Highland Park mayor: Having a handbook for mass shooting response is ‘ridiculous’
Highland Park, Ill., Mayor Nancy Rotering (D) slammed the country’s response to mass shootings after sharing that she received a handbook for mayors responding to such tragedies after a gunman opened fire at a Fourth of July parade in her city, killing seven and injuring dozens more.
“I’ve heard from so many mayors who have gone through this very experience. They have sent me the handbook that has been sent to mayors post mass shootings. What does this say about us as a country? We have a handbook for mayors after a mass shooting. That’s ridiculous,” Rotering said in an interview with MSNBC’s Andrea Mitchell on Wednesday.
The mayor then responded to Senate Minority Leader Mitch McConnell (R-Ky.) giving a speech on the Senate floor in the wake of the shooting about mental health, arguing that the focus in solving the issue needs to stay on guns.
“Let me be clear, there are mental health issues in every country in this world. There are not mass shootings on such a regular basis anywhere else, and this has got to stop,” Rotering said.

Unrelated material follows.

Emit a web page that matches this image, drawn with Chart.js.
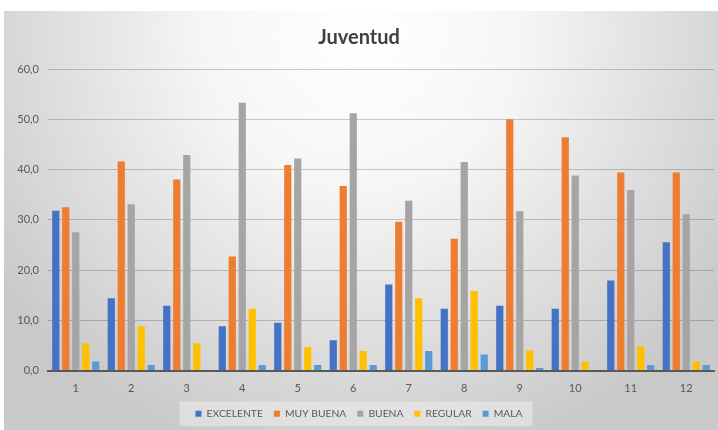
<!DOCTYPE html>
<html>
<head>
<meta charset="utf-8">
<script src="https://cdn.jsdelivr.net/npm/chart.js@4"></script>
<style>
  html, body { margin: 0; padding: 0; background: #ffffff; }
  #wrap { position: absolute; left: 4px; top: 11px; width: 714px; height: 419px; }
</style>
</head>
<body>
<div id="wrap"><canvas id="c"></canvas></div>
<script>
const categories = ['1','2','3','4','5','6','7','8','9','10','11','12'];
const excelente = [31.8,14.4,12.9,8.8,9.5,6.0,17.1,12.3,12.9,12.3,17.9,25.5];
const muyBuena  = [32.5,41.6,38.0,22.7,40.9,36.7,29.6,26.2,50.0,46.4,39.4,39.4];
const buena     = [27.5,33.1,42.9,53.3,42.2,51.2,33.8,41.5,31.7,38.8,35.9,31.1];
const regular   = [5.4,8.8,5.4,12.3,4.7,3.9,14.4,15.8,4.0,1.8,4.8,1.8];
const mala      = [1.8,1.1,0,1.1,1.1,1.1,3.9,3.2,0.5,0,1.1,1.1];
const seriesNames = ['EXCELENTE','MUY BUENA','BUENA','REGULAR','MALA'];
const seriesColors = ['#4472C4','#ED7D31','#A5A5A5','#FFC000','#5B9BD5'];
const yTicks = { min: 0, max: 60, step: 10 };

const FONT = 'Lato, "Open Sans", sans-serif';

const bgPlugin = {
  id: 'bg',
  beforeDraw(chart) {
    const ctx = chart.ctx;
    const w = chart.width, h = chart.height;
    ctx.save();
    const g = ctx.createRadialGradient(w * 0.5, h * 0.05, 0, w * 0.5, h * 0.05, w * 0.62);
    g.addColorStop(0, '#ffffff');
    g.addColorStop(0.35, '#f6f6f6');
    g.addColorStop(0.7, '#dedede');
    g.addColorStop(1, '#c9c9c9');
    ctx.fillStyle = g;
    ctx.fillRect(0, 0, w, h);
    const lg = chart.legend;
    if (lg && lg.legendHitBoxes && lg.legendHitBoxes.length) {
      let l = Infinity, r = -Infinity, t = Infinity, b = -Infinity;
      lg.legendHitBoxes.forEach(hb => {
        l = Math.min(l, hb.left); r = Math.max(r, hb.left + hb.width);
        t = Math.min(t, hb.top); b = Math.max(b, hb.top + hb.height);
      });
      ctx.fillStyle = 'rgba(255,255,255,0.35)';
      ctx.fillRect(l - 16, t - 7, (r - l) + 26, (b - t) + 14);
    }
    ctx.restore();
  }
};

const datasets = [excelente, muyBuena, buena, regular, mala].map((d, i) => ({
  label: seriesNames[i],
  data: d,
  backgroundColor: seriesColors[i],
  borderWidth: 0,
  categoryPercentage: 0.9,
  barPercentage: 0.72
}));

new Chart(document.getElementById('c'), {
  type: 'bar',
  data: { labels: categories, datasets },
  plugins: [bgPlugin],
  options: {
    responsive: true,
    maintainAspectRatio: false,
    animation: false,
    layout: { padding: { left: 0, right: 4, top: 0, bottom: 1 } },
    plugins: {
      title: {
        display: true,
        text: 'Juventud',
        color: '#404040',
        font: { family: FONT, size: 20, weight: 'bold' },
        padding: { top: 15, bottom: 19 }
      },
      legend: {
        position: 'bottom',
        labels: {
          boxWidth: 6, boxHeight: 6,
          padding: 11,
          color: '#595959',
          font: { family: FONT, size: 10.3 }
        }
      },
      tooltip: { enabled: false }
    },
    scales: {
      x: {
        grid: { display: false },
        border: { display: true, color: '#595959', width: 2 },
        ticks: { color: '#595959', font: { family: FONT, size: 11 }, padding: 3 }
      },
      y: {
        min: yTicks.min, max: yTicks.max,
        ticks: {
          stepSize: yTicks.step,
          color: '#595959',
          font: { family: FONT, size: 11 },
          padding: 9,
          callback: v => v.toFixed(1).replace('.', ',')
        },
        grid: { color: 'rgba(0,0,0,0.2)', drawTicks: false, lineWidth: 1 },
        border: { display: false },
        afterFit(scale) { scale.width = 44; }
      }
    }
  }
});
</script>
</body>
</html>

Rotering also described the experience of trying to search for 2-year-old Aiden McCarthy’s parents after the child was found before authorities confirmed that both his parents had been killed in the shooting, saying that the story will “haunt [her] for the rest of [her] life.”
“I got the call, ‘Whose baby is this?’ And I said, ‘How are we going to figure this out?'” Rotering said. “He had blood on his feet. He had been found under his father who was on top of him to protect him from the gun. He was being passed around in an underground garage because nobody could figure out whose child it was, and when I realized that nobody was panicking and looking for a baby, there could only be one conclusion. I almost threw up. It was unbelievable that this poor little boy came with his parents just to celebrate freedom and now has lost his parents.”
“I’m angry for my community, I’m angry for Aiden McCarthy, I’m angry for the kid who next week is going to be Aiden McCarthy. This needs to end,” the mayor added.
Officials said the suspect in the July 4 shooting, Robert Crimo III, threatened “to kill everyone” at his house in September 2019, resulting in police arriving to confiscate knives he had acquired. Crimo legally purchased the high-powered rifle and four other weapons despite those threats, according to police. The Illinois State Police said in a statement that there were no grounds to deny Crimo’s gun license application.
Authorities announced Tuesday that Crimo was charged with seven counts of first-degree murder for the mass shooting and that “dozens” of additional charges were expected.